Recent advances in understanding of the mechanism and control of Li2O2 formation in aprotic Li–O2 batteries

Abstract

Aprotic Li–O₂ batteries represent promising alternative devices for electrical energy storage owing to their extremely high energy densities. Upon discharge, insulating solid Li₂O₂ forms on cathode surfaces, which is usually governed by two growth models, namely the solution model and the surface model. These Li₂O₂ growth models can largely determine the battery performances such as the discharge capacity, round-trip efficiency and cycling stability. Understanding the Li₂O₂ formation mechanism and controlling its growth are essential to fully realize the technological potential of Li–O₂ batteries. In this review, we overview the recent advances in understanding the electrochemical and chemical processes that occur during the Li₂O₂ formation.
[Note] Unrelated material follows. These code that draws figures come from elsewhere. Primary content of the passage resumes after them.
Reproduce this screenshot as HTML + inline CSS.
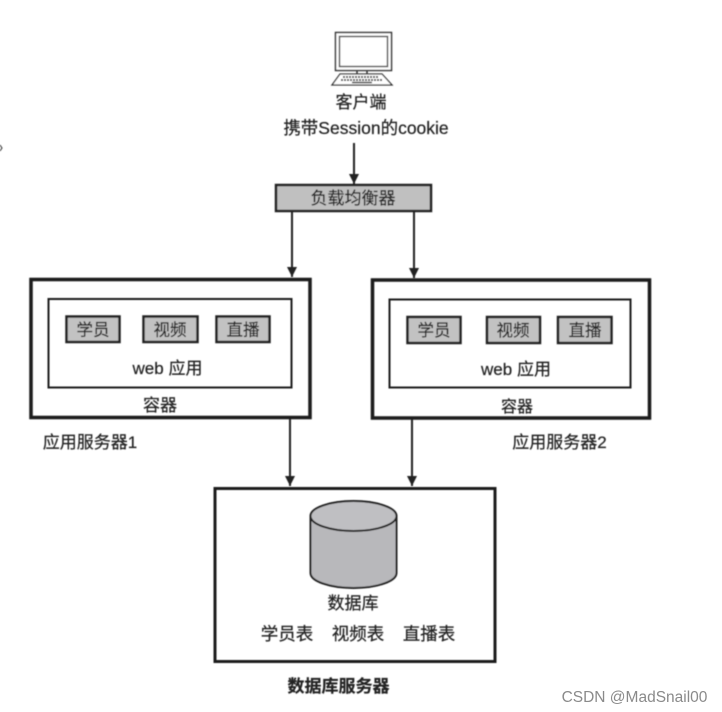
<!DOCTYPE html>
<html><head><meta charset="utf-8"><style>
html,body{margin:0;padding:0;background:#fff;width:722px;height:712px;overflow:hidden}
svg{display:block}
text{font-family:"Liberation Sans","Noto Sans CJK SC",sans-serif;fill:#222;stroke:#222;stroke-width:.2px;text-anchor:middle;font-size:17px}
.b{fill:none;stroke:#1a1a1a}
.g{fill:#c2c2c2;stroke:#222;stroke-width:2.500}
</style></head><body>
<svg width="722" height="712" viewBox="0 0 722 712" xmlns="http://www.w3.org/2000/svg">
<defs>
<marker id="a" markerWidth="12" markerHeight="12" refX="10" refY="5" orient="auto" markerUnits="userSpaceOnUse"><path d="M0 0L10 5L0 10Z" fill="#222"/></marker>
<filter id="s" filterUnits="userSpaceOnUse" x="0" y="0" width="722" height="712"><feGaussianBlur stdDeviation="0.45"/></filter>
</defs>
<g filter="url(#s)">
<!-- monitor -->
<rect x="335.500" y="32.500" width="56" height="38" fill="#fff" stroke="#333" stroke-width="1.500"/>
<rect x="339.500" y="36.500" width="48" height="30" fill="#fff" stroke="#555" stroke-width="1.500"/>
<path d="M357 71V74M367 71V74" stroke="#333" stroke-width="1.500"/>
<path d="M340 74H382L392 85H332Z" fill="#fff" stroke="#333" stroke-width="1.300"/>
<path d="M343 77H379M341 80H382" stroke="#444" stroke-width="2" stroke-dasharray="2 1"/>
<path d="M352 82.500H372" stroke="#444" stroke-width="1.500"/>
<text x="361" y="108">客户端</text>
<text x="366" y="134" style="font-size:17.500px">携带Session的cookie</text>

<line x1="354" y1="143" x2="354" y2="184" stroke="#222" stroke-width="2" marker-end="url(#a)"/>
<rect x="276" y="185" width="155" height="26" fill="#c0c0c0" stroke="#222" stroke-width="2.500"/>
<text x="353" y="204">负载均衡器</text>

<line x1="292" y1="212" x2="292" y2="277" stroke="#222" stroke-width="2" marker-end="url(#a)"/>
<line x1="414" y1="212" x2="414" y2="278" stroke="#222" stroke-width="2" marker-end="url(#a)"/>

<!-- server 1 -->
<rect x="31" y="279.500" width="279" height="138" class="b" stroke-width="3.500" fill="#fff"/>
<rect x="48.500" y="299" width="243" height="88.500" class="b" stroke-width="2"/>
<rect x="66.500" y="316.500" width="53" height="25.500" class="g"/>
<rect x="143.500" y="316.500" width="54" height="25.500" class="g"/>
<rect x="216.500" y="316.500" width="53" height="25.500" class="g"/>
<text x="93" y="335.500" style="font-size:16.500px">学员</text>
<text x="170" y="335.500" style="font-size:16.500px">视频</text>
<text x="243" y="335.500" style="font-size:16.500px">直播</text>
<text x="167.500" y="374">web 应用</text>
<text x="160" y="411">容器</text>
<text x="90" y="448">应用服务器1</text>

<!-- server 2 -->
<rect x="372.500" y="280" width="277" height="138" class="b" stroke-width="3.500" fill="#fff"/>
<rect x="389.500" y="299.500" width="241" height="88" class="b" stroke-width="2"/>
<rect x="407.500" y="317" width="53" height="26" class="g"/>
<rect x="487" y="317" width="53" height="26" class="g"/>
<rect x="558" y="317" width="53.500" height="26" class="g"/>
<text x="434" y="336" style="font-size:16.500px">学员</text>
<text x="513" y="336" style="font-size:16.500px">视频</text>
<text x="585" y="336" style="font-size:16.500px">直播</text>
<text x="516" y="375">web 应用</text>
<text x="517" y="412" style="font-size:16px">容器</text>
<text x="559.500" y="448">应用服务器2</text>

<line x1="290" y1="419" x2="290" y2="486" stroke="#222" stroke-width="2" marker-end="url(#a)"/>
<line x1="412" y1="419" x2="412" y2="486" stroke="#222" stroke-width="2" marker-end="url(#a)"/>

<!-- db -->
<rect x="215" y="488.500" width="280" height="173" class="b" stroke-width="3"/>
<path d="M310.500 516V573A43 15 0 0 0 396.500 573V516Z" fill="#b8b8bb" stroke="#222" stroke-width="2"/>
<ellipse cx="353.500" cy="516" rx="43" ry="15" fill="#bfbfc2" stroke="#222" stroke-width="2"/>
<text x="353" y="609">数据库</text>
<text x="287" y="640" style="font-size:17.500px">学员表</text>
<text x="358" y="640" style="font-size:17.500px">视频表</text>
<text x="429" y="640" style="font-size:17.500px">直播表</text>
<text x="338.500" y="692" style="font-weight:bold">数据库服务器</text>

<path d="M0 145L2 148L0 151" fill="none" stroke="#333" stroke-width="1"/>
</g>
<text x="634.500" y="702" style="font-size:15.500px;fill:#8a8a8a;stroke:none">CSDN @MadSnail00</text>
</svg>
</body></html>
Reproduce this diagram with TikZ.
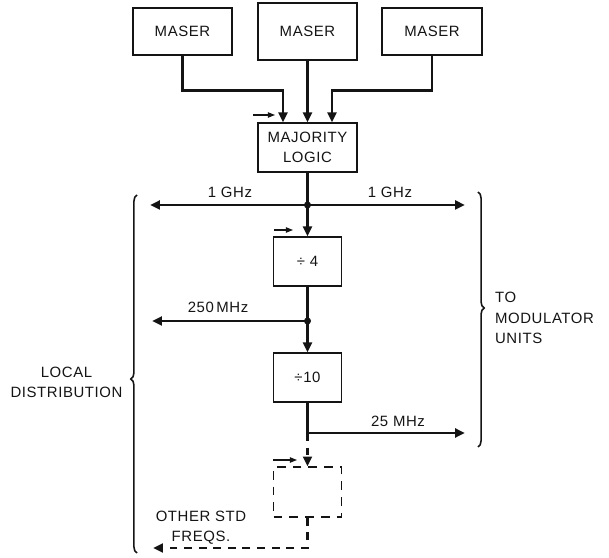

In the beginning, the oxygen reduction mechanisms, the identification of O₂⁻/LiO₂ intermediates, and their influence on the Li₂O₂ morphology have been discussed. The effects of the discharge current density and potential on the Li₂O₂ growth model have been subsequently reviewed. Special focus is then given to the prominent strategies, including the electrolyte-mediated strategy and the cathode-catalyst-tailoring strategy, for controlling the Li₂O₂ growth pathways. Finally, we conclude by discussing the profound implications of controlling Li₂O₂ formation for further development in Li–O₂ batteries.